Digo fallida porque no ha conseguido el objetivo inicial de acabar con el narcotráfico que, por el contrario, se ha esparcido a lo largo y ancho de América Latina como una mancha de sangre; ha sido sí exitosa y funcional a los intereses de Washington al permitirle consolidar sus políticas intervencionistas. Un buen negocio para ellos (los estadounidenses) y malo para nosotros (los latinoamericanos), pues ha generado violencia y corrupción.
El narcotráfico ha dejado de ser un problema de Colombia, Perú y Bolivia, como se afirmaba en los años 90. Hoy toda Latinoamérica está infectada con ese cáncer, desde México hasta la Patagonia. El asesinato del Fiscal antinarcóticos de Paraguay, Marcelo Pecci, fue solo un botón de muestra, igual que el del candidato presidencial ecuatoriano, Fernando Villavicencio. Las estructuras criminales y sus redes de apoyo son más poderosas hoy que nunca. La quimioterapia de las fumigaciones con glifosato - que tanto defienden algunas personas - solo ha servido de abono. También ha fracasado la lucha contra los cárteles. Se desarticula uno y nacen tres, cuatro o cinco, como se probó con los de Medellín y Cali. Se nos hizo creer que el problema eran Pablo Escobar, Carlos Lehder, Rodríguez Gacha y los Rodríguez Orejuela, cuando en realidad es la prohibición.

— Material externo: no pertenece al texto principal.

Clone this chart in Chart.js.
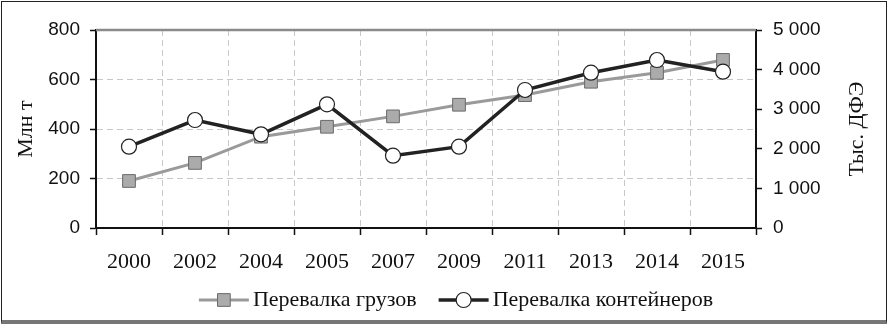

Apagada la ilusión de las revoluciones de Cuba y Nicaragua, que inspiraron a miles de jóvenes del centro y el sur del continente a alzarse en armas, tras los procesos de paz con las guerrillas el narcotráfico se convirtió en la opción de vida para cientos de miles de ellos sin oportunidades de estudio y de trabajo. Soltaron los fusiles de la revolución para empuñar los de las mafias. Así nacieron las pandillas centroamericanas. Las que Bukele cree acabar rapándoles la cabeza y metiéndolas en las cárceles. Medidas taquilleras porque satisfacen la indignación de la gente asolada por la inseguridad, que podrán servirle para reelegirse, pero que no solucionarán nada. Ecuador vive hoy horas amargas. Su joven presidente Daniel Noboa ha declarado que tiene un “conflicto armado interno”, y decretado el estado de excepción, el mismo que Guillermo Lasso decretó decenas de veces, sin servir siquiera para que el Estado controle las cárceles, según hemos visto esta semana.
Hace unos días, el cardenal Luis José Rueda, arzobispo de Bogotá y presidente de la Conferencia Episcopal de Colombia, en una entrevista a El Tiempo, dijo algo que pasó casi inadvertido. Con relación a la paz total del presidente Petro, afirmó que era partidario de dialogar con el narcotráfico. Esa es la cuestión de fondo. Ecuador debe estudiar la experiencia colombiana. No tiene por qué repetir nuestra historia. Aún está a tiempo de hacer lo que tiene que hacer. Durante años ha visto pelar nuestras barbas, y no ha puesto las suyas en remojo.